もう凄まじかったですよ、本当にどんどんどんどん切っていくんです。しかもそれに慣れちゃうくらいで。取材したとき、「あれ、今日は向こうのフロア誰もいないね。へ~いなくなったんだねみたいな感覚になってきた」って言ってましたね。
編集部
ネガティブな話ばかりですが、この後もネガティブが続くんですよね。11 月号掲載の後編では「年越し派遣村」の話も出てきます。リーマン・ショックまでも大変だったんですけれど、この派遣村で当時までの非正規と正社員っていう構図にはもう明確に問題があるんだって明らかになった。
溝上氏
そうですね。派遣村で問題になったのは、非正規の中でも工場に派遣されて仕事をしていた、いわゆる期間工です。そもそも規制緩和は何だったんだというのが明らかになったんです。
派遣法改正で製造業の派遣が解禁されて、ロスジェネ世代も働く場所があるぞ、という建付けだったわけですけど、リーマン・ショックで景気が悪くなったらみんな放り出しちゃった。そうか、結局、派遣社員って企業にとって物件費であって人件費じゃないんだって露呈したんですよ。
これね、会社側で見るのも重要で、当時の派遣社員を把握してたのは人事部じゃないんです。業務をやっている各部署で雇ったり切ったりしてるんですね。だから人事部としては、「なんで俺たちが責められてるの?」って感覚の所もあったんじゃないかと思います。
編集部
「何か現場で勝手に雇って勝手にクビにしたみたいなんだけど、何それ聞いてないよ!?」みたいな感じですか?
溝上氏
そう。同じ企業体の中なのに、元々構造的におかしかったのが吹き出たんです。
編集部
人事が見ているのは社員だけど、派遣は社員だと思われてなかった。現場にとっても一緒に働いてるけど同じメンバーであるっていう意識が全然なかったということでしょうか。
溝上氏
そうですね。記事でも書きましたけれど、だからこそ当時、全員を正社員にしたレンゴーの社長は偉いと思ったんです。

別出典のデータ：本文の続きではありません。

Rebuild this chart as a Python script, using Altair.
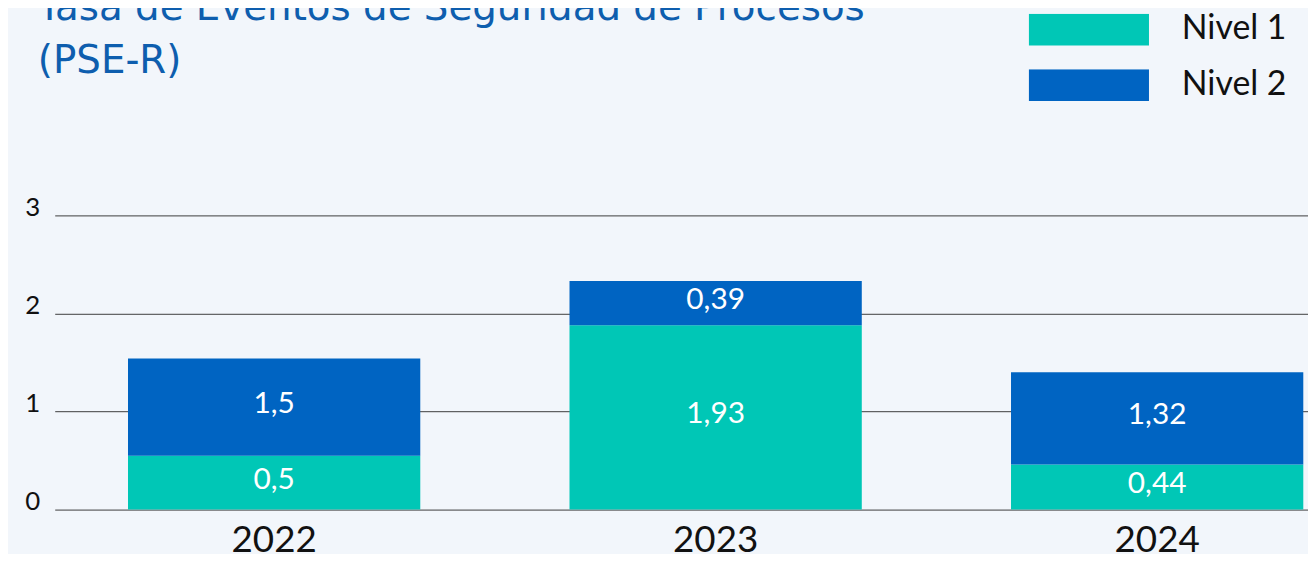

いろんな会社の状況を目の当たりにしていた僕も、なんというか、こんな社長もいるのかと救われた感じがしましたね。しかもそのあと結果的に生産性も上がったって話を聞いて、さらにすごいなと思いました。
編集部
レンゴーさんは何年か前に姉妹誌で教育研修を取り上げる「企業と人材」で取材したことがありましたけれど、確かに教育も熱心な会社でしたね。やっぱり人を大事にするというのが根底にあるんじゃないかと思います。